Sunday, July 15, 2018

Race Report: Silver Rush 50 Run

At this time last week, I was running in a 50 mile race. I'm still sort of in awe about it.

When I signed up in January for the Silver Rush 50 run in Leadville, I intended for it to be my "A" race - the main goal I'd strive towards this year. For the first time since I trained for my first ironman in 2012, I had a big scary goal that I wasn't sure I'd be able to achieve. The feeling was terrifying, thrilling, wonderful, and intimidating.

I trained for it quietly, using a free plan that I found online paired with advice from Dawn. I had a hard time telling other people that I was going to do a 50 mile run. I felt like an impostor, a triathlete posing as an ultrarunner: who am I to claim I can run 50 miles? Then I won my coin for the Leadville Trail 100 at the Leadville Marathon last month and everything changed. Suddenly the 50 miler became a training race on the way to the even more intimidating 100. With that change in plans, two things happened: the 50 mile race became easier to talk about and I started working with a coach.

I've been attending a functional strength class for runners held by Nell Rojas of Rojas Athletics since early spring. I've worked with a couple of coaches in the past, and through those experiences I've learned what I need: a local coach who has group training sessions and can see me train, an enthusiastic and supportive cheerleader, and a partner in the plan towards achieving a goal. Of course Nell fits this description and working with her reminds me so much of those days when Dawn was helping me learn to train to my potential in San Antonio.

I had a conversation with Nell in early June about starting to work together towards fall and winter running goals after the Silver Rush 50. Once I got the coin for the Leadville 100, I signed on with Nell immediately. I want every advantage going into the 100. So, for the final 3 weeks before the Silver Rush, I had the glorious benefit of focused, race-specific workouts that made me feel incredibly strong and confident going into this 50 mile run.

The Course
As part of a big weekend in the Leadville Race Series, there's a Silver Rush 50 mountain bike race on Saturday and a run on the same course on Sunday. The race starts in Leadville at 10,200 feet. The first 100 yards is a nasty hike up a ski hill. You reach 12,000 feet 4 times in 50 miles, with a total elevation gain of 7,000 feet. There's some single track, some gravel roads, some jeep paths, and a little bit of asphalt. Runners get 14 hours to complete the race, and while the course of this race is gentler than the marathon, it's no small feat to take on as your first 50 mile run.

Race Day
At 6 am on race morning, the national anthem played as a giant American flag waved at the top of the ski hill. Moments later the gun went off and I gave Trent one last kiss and started slowly up the hill, feeling emotional, with tears welling in my eyes as I considered the day ahead of me.
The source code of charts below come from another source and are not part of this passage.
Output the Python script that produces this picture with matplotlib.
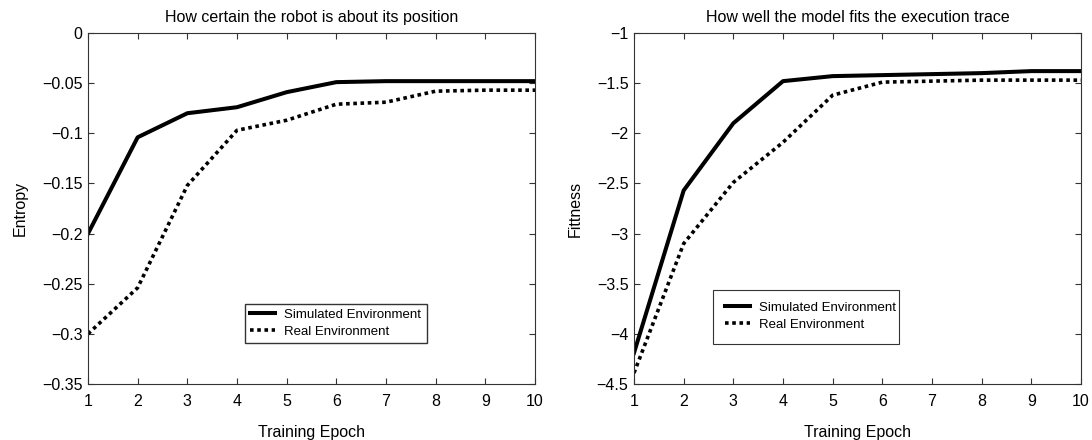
import matplotlib
matplotlib.use('Agg')
import matplotlib.pyplot as plt
from matplotlib.patches import Rectangle

plt.rcParams['font.family'] = ['Liberation Sans', 'DejaVu Sans']

epochs = [1, 2, 3, 4, 5, 6, 7, 8, 9, 10]
entropy_sim = [-0.200, -0.104, -0.080, -0.074, -0.059, -0.049, -0.048, -0.048, -0.048, -0.048]
entropy_real = [-0.300, -0.254, -0.152, -0.097, -0.087, -0.071, -0.069, -0.058, -0.057, -0.057]
fitness_sim = [-4.19, -2.57, -1.90, -1.48, -1.43, -1.42, -1.41, -1.40, -1.38, -1.38]
fitness_real = [-4.39, -3.10, -2.49, -2.09, -1.62, -1.49, -1.48, -1.47, -1.47, -1.47]

entropy_ticks = [-0.35, -0.3, -0.25, -0.2, -0.15, -0.1, -0.05, 0]
entropy_labels = ['\u22120.35', '\u22120.3', '\u22120.25', '\u22120.2', '\u22120.15', '\u22120.1', '\u22120.05', '0']
fitness_ticks = [-4.5, -4, -3.5, -3, -2.5, -2, -1.5, -1]
fitness_labels = ['\u22124.5', '\u22124', '\u22123.5', '\u22123', '\u22122.5', '\u22122', '\u22121.5', '\u22121']

fig = plt.figure(figsize=(10.92, 4.4), dpi=100)
ax1 = fig.add_axes([88 / 1092, 56 / 440, 447 / 1092, 351 / 440])
ax2 = fig.add_axes([634 / 1092, 56 / 440, 447 / 1092, 351 / 440])

def style(ax):
    ax.tick_params(direction='in', top=True, right=True, length=4, labelsize=11.5,
                   color='#333333', pad=4)
    ax.tick_params(axis='x', pad=7)
    for s in ax.spines.values():
        s.set_linewidth(0.8)
        s.set_color('#333333')
    ax.set_xlim(1, 10)
    ax.set_xticks(epochs)
    ax.set_xlabel('Training Epoch', fontsize=11.5, labelpad=12)

def draw(ax, sim, real):
    ax.plot(epochs, sim, 'k-', linewidth=2.9, label='Simulated Environment')
    ax.plot(epochs, real, color='k', linestyle=(0, (1, 1)), linewidth=2.6, label='Real Environment')

leg_kw = dict(fontsize=9.5, fancybox=False, edgecolor='#333333', framealpha=1,
              handlelength=1.9, borderpad=0.4, labelspacing=0.35, handletextpad=0.7)

draw(ax1, entropy_sim, entropy_real)
style(ax1)
ax1.set_ylim(-0.35, 0)
ax1.set_yticks(entropy_ticks)
ax1.set_yticklabels(entropy_labels)
ax1.set_ylabel('Entropy', fontsize=11.5, labelpad=10)
ax1.set_title('How certain the robot is about its position', fontsize=11.5, pad=8)
ax1.legend(loc='upper left', bbox_to_anchor=(0.336, 0.248), **leg_kw)

draw(ax2, fitness_sim, fitness_real)
style(ax2)
ax2.set_ylim(-4.5, -1)
ax2.set_yticks(fitness_ticks)
ax2.set_yticklabels(fitness_labels)
ax2.set_ylabel('Fittness', fontsize=11.5, labelpad=10)
ax2.set_title('How well the model fits the execution trace', fontsize=11.5, pad=8)
ax2.add_patch(Rectangle((0.177, 0.114), 0.416, 0.154, transform=ax2.transAxes,
                        facecolor='white', edgecolor='#333333', linewidth=0.8, zorder=4))
ax2.legend(loc='upper left', bbox_to_anchor=(0.177, 0.268), frameon=False, **leg_kw).set_zorder(5)

fig.savefig('out.png', dpi=100)
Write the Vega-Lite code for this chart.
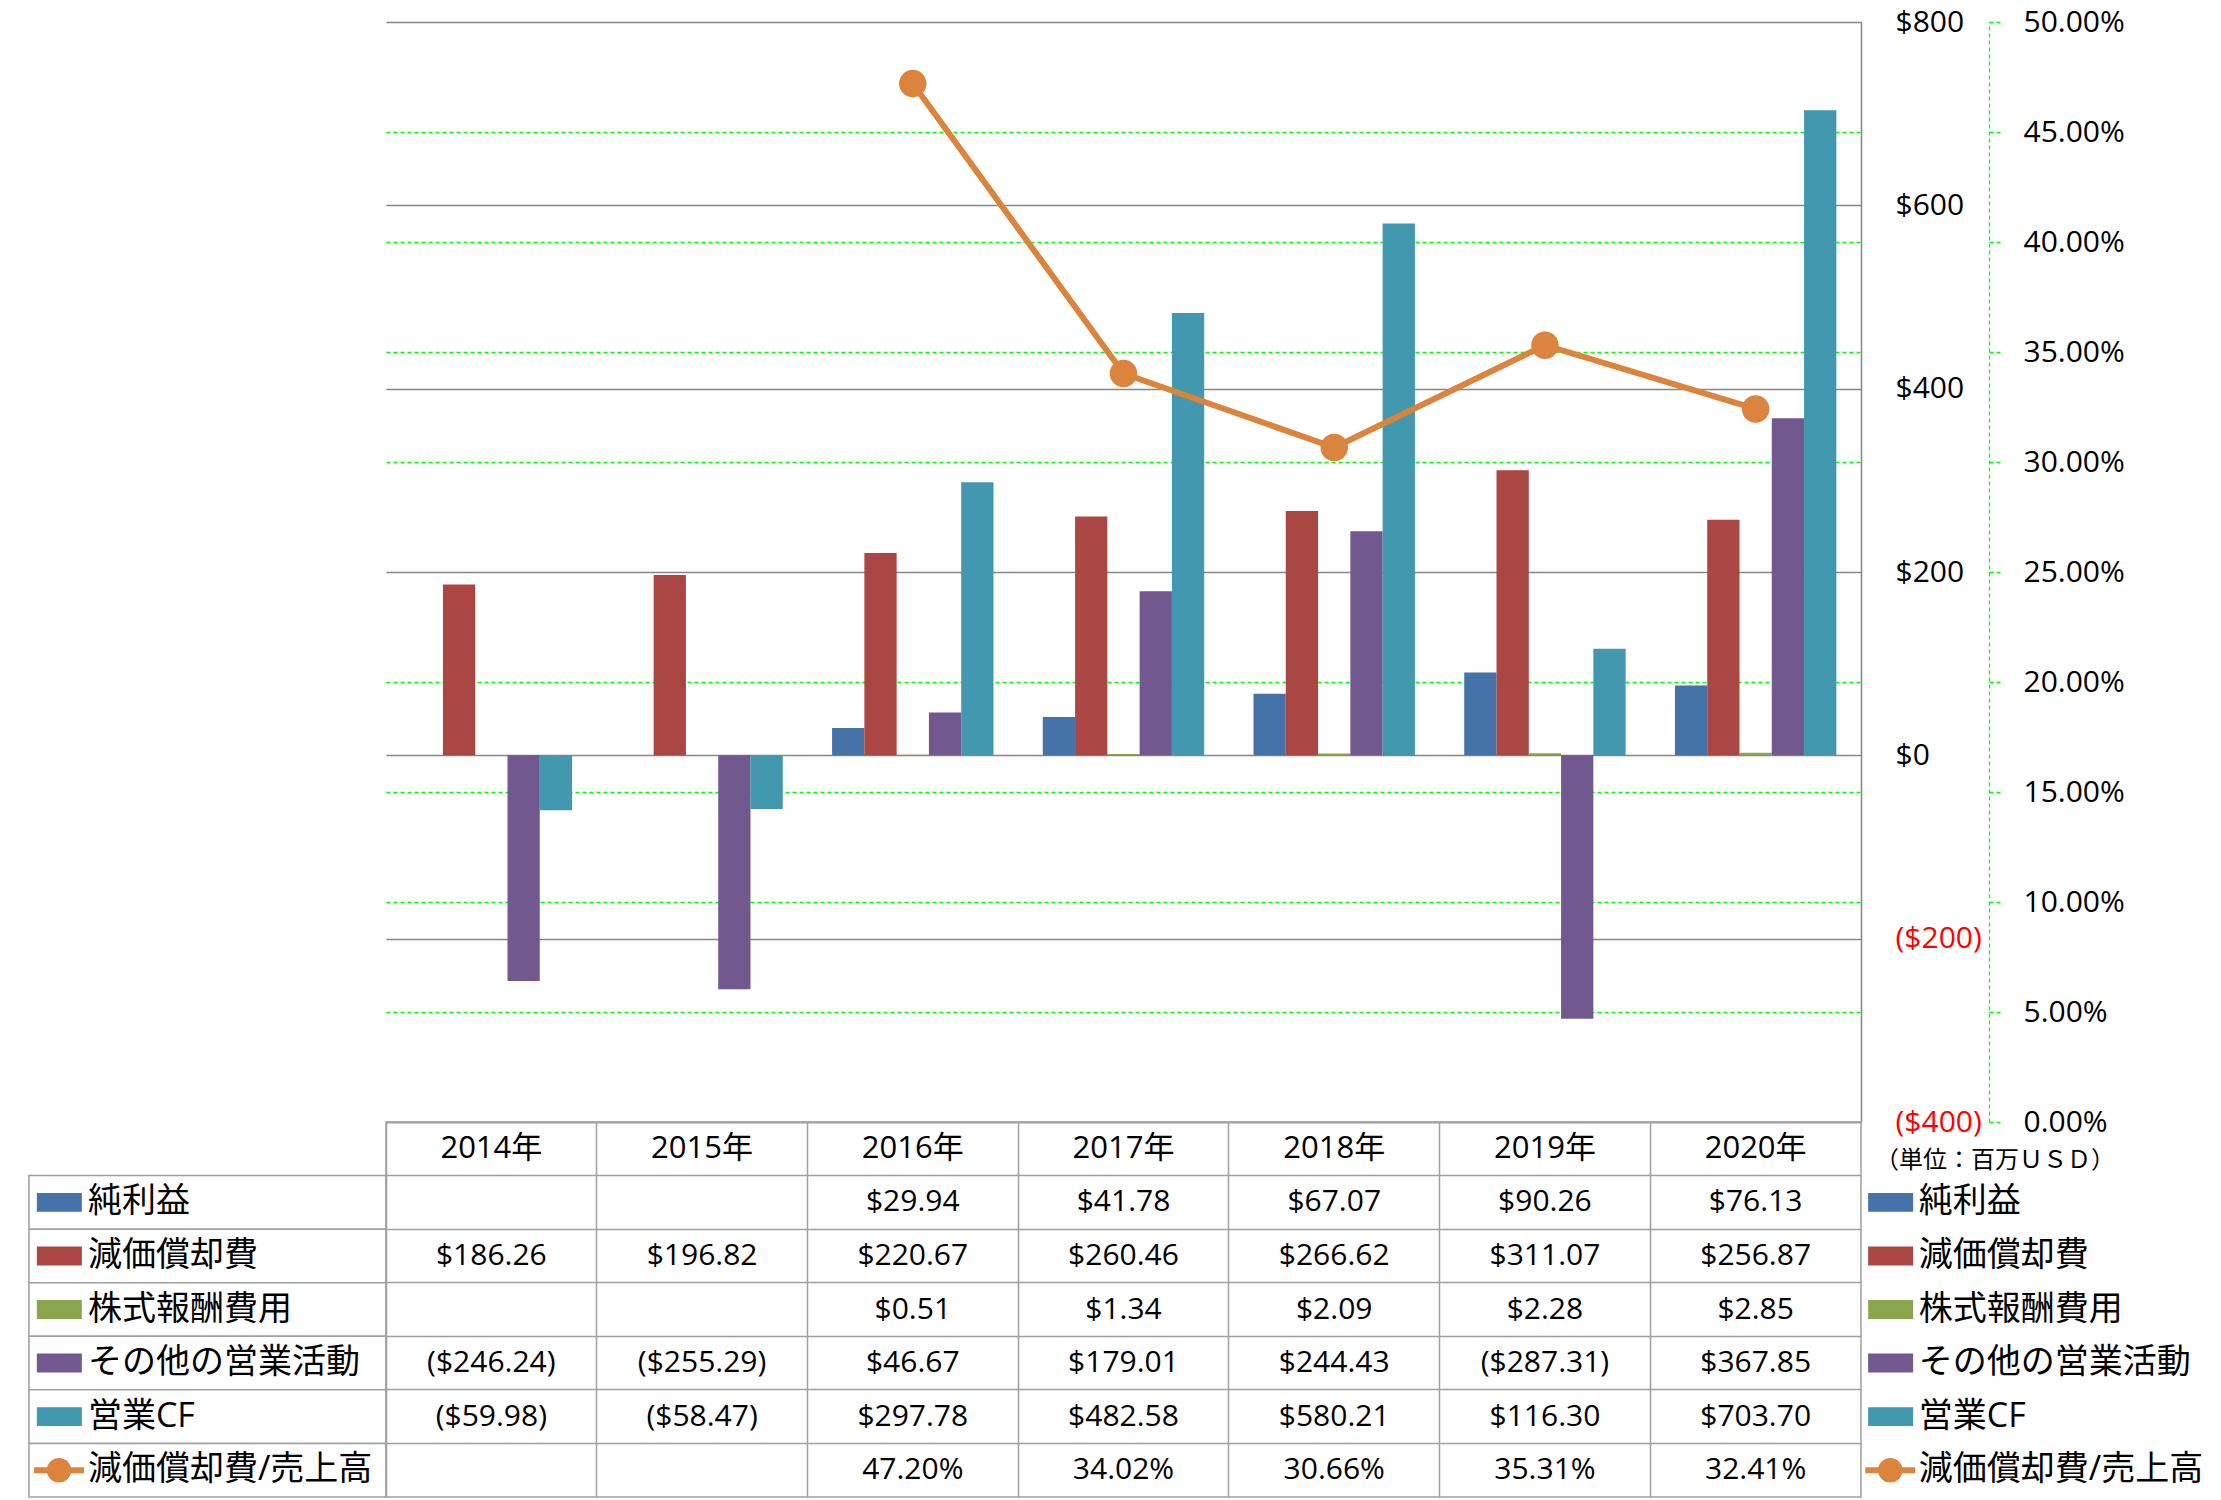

The first two people to reach the top (male and female) get a coin to the Leadville 100. People actually sprinted up this hill for it.

I think my face says everything I was feeling 2 minutes into this race.
I'd been told to take the hill slow and keep my heart rate under control, so that's what I did. I remember reading an article with advice about these races: the writer recommended finding a comfortable pace that you can run at all day - and then running slightly slower than that. I heeded this advice as I made my way along jeep paths through the woods, inhaling the pine-scented air, carefully watching my heart rate and eating and drinking at the appropriate intervals. I repeated a mantra that came to me early in the race - part of it came from Dawn, part from the Oiselle website, and part out of thin air because it worked for me:

Eyes down, toes up.
Heart full, wings out.

At 9 miles the terrain became steeper and more technical with water running over rocks down the trail and I wondered which parts of this the cyclists had to walk. Turns out it was miles 9-11. They took forever. Finally I reached the top and the reward was a glorious view of the mountains and a 3 mile run down a gentle gravel road to the first aid station where spectators and crew could meet you. I recognized that I was running well downhill and I knew that I was ahead of schedule on my way to the halfway checkpoint, so I was buoyant. I sang along with my music as I trotted down the hill. I'm going to do this!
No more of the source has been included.